Jensen pointed to several upcoming reports coming from UNEP and expressed some relief that the concept of environmental security was finally getting some recognition without having to constantly be “banging on doors.”
PCDMB is a branch of UNEP created to provide five core services to UN member states: post-crisis environmental assessments; post-crisis environmental recovery; environmental cooperation for peacebuilding; disaster risk reduction; and, most recently, humanitarian action and early recovery.

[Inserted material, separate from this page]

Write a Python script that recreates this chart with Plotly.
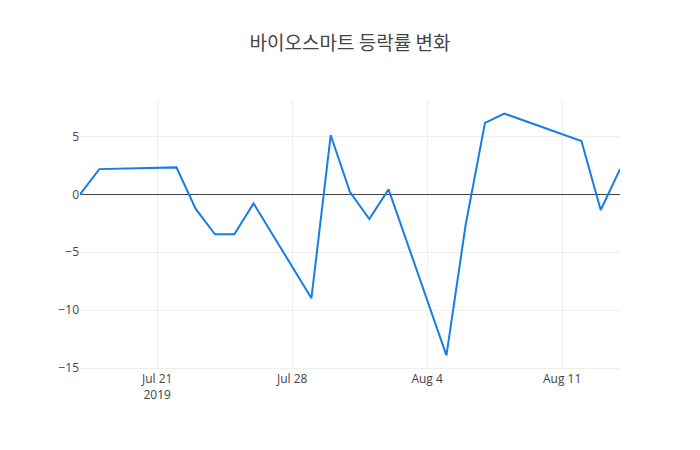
import plotly.graph_objects as go

dates = ["2019-07-17", "2019-07-18", "2019-07-22", "2019-07-23", "2019-07-24",
         "2019-07-25", "2019-07-26", "2019-07-29", "2019-07-30", "2019-07-31",
         "2019-08-01", "2019-08-02", "2019-08-05", "2019-08-06", "2019-08-07",
         "2019-08-08", "2019-08-12", "2019-08-13", "2019-08-14"]
changes = [0.0, 2.18, 2.33, -1.26, -3.45, -3.45, -0.78, -8.97, 5.11, 0.2,
           -2.13, 0.43, -13.9, -2.6, 6.18, 6.98, 4.6, -1.35, 2.18]

title_text = "바이오스마트 등락률 변화"

fig = go.Figure()
fig.add_trace(go.Scatter(x=dates, y=changes, mode="lines",
                         line=dict(color="#187ce8", width=2)))

fig.update_layout(
    width=700, height=450,
    title=dict(text=title_text, x=0.5, xanchor="center",
               font=dict(family="Noto Sans CJK KR", size=19, color="#444")),
    plot_bgcolor="white", paper_bgcolor="white",
    margin=dict(l=80, r=80, t=100, b=80),
    font=dict(family="Open Sans", size=12, color="#444"),
    showlegend=False,
    xaxis=dict(range=["2019-07-17", "2019-08-14"], showgrid=True,
               gridcolor="#eeeeee", zeroline=False, showline=False),
    yaxis=dict(range=[-15.17, 8.15], showgrid=True, gridcolor="#eeeeee",
               zeroline=True, zerolinecolor="#444", zerolinewidth=1,
               tickvals=[-15, -10, -5, 0, 5], showline=False),
)

fig.write_html("out.html")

There has been a steady stream of activity flowing from PCDMB and a lot to look forward to this spring:- The guidance notes on conflict prevention and natural resources, recently published on the PCDMB website, are draft notes that will be revised following pilot programs in four countries (Jensen particularly noted that there is much work to be done on them still). Ultimately, they hope to identify funding for 100 experts to deploy to countries (at the country’s request) to apply the guidance notes in the field.
- PCDMB has a project of 150 case studies coming out in six volumes in February 2011 on natural resources and peacebuilding.
- The culmination of a three-year UNEP project in Nigeria, which includes a full analysis and remediation plan of 300 oil-contaminated sites in the Ogoniland region of the Niger Delta, is expected to be released in the second quarter of 2011. (Editor’s note: though not finished, the report caught flack last summer over concerns that it will largely exonerate Shell.)
- PCDMB is also partnering with UN’s Department of Peacekeeping Operations and the Department of Field Support to assess options for resource-efficient technologies and practices in peacekeeping camps (the so-called “green helmets“). They will be issuing a policy report on best practices in May 2011.
Finally, it sounds like PCDMB is getting some recognition from within the upper echelons of the UN. Jensen has been asked to brief senior peacebuilding officials, and the Secretary-General’s political advisor called him in to talk about peacekeeping and natural resource management and conflict prevention.
In an interview with ECSP last fall, Jensen predicted the UN was finally approaching a fundamental tipping point for inclusion of natural resource issues in the broader peacebuilding process, and the kind of interest noted above appears to be proving him right.
In a report this summer, Secretary-General Ban Ki-moon noted the need for inclusion of environmental security in peacekeeping operations and highlighted the particular work of PCDMB in places like Afghanistan, Timor-Leste, and the Sudan.
It’s no surprise then that when Jensen briefed the full Secretariat, he said he was greeted by a packed house.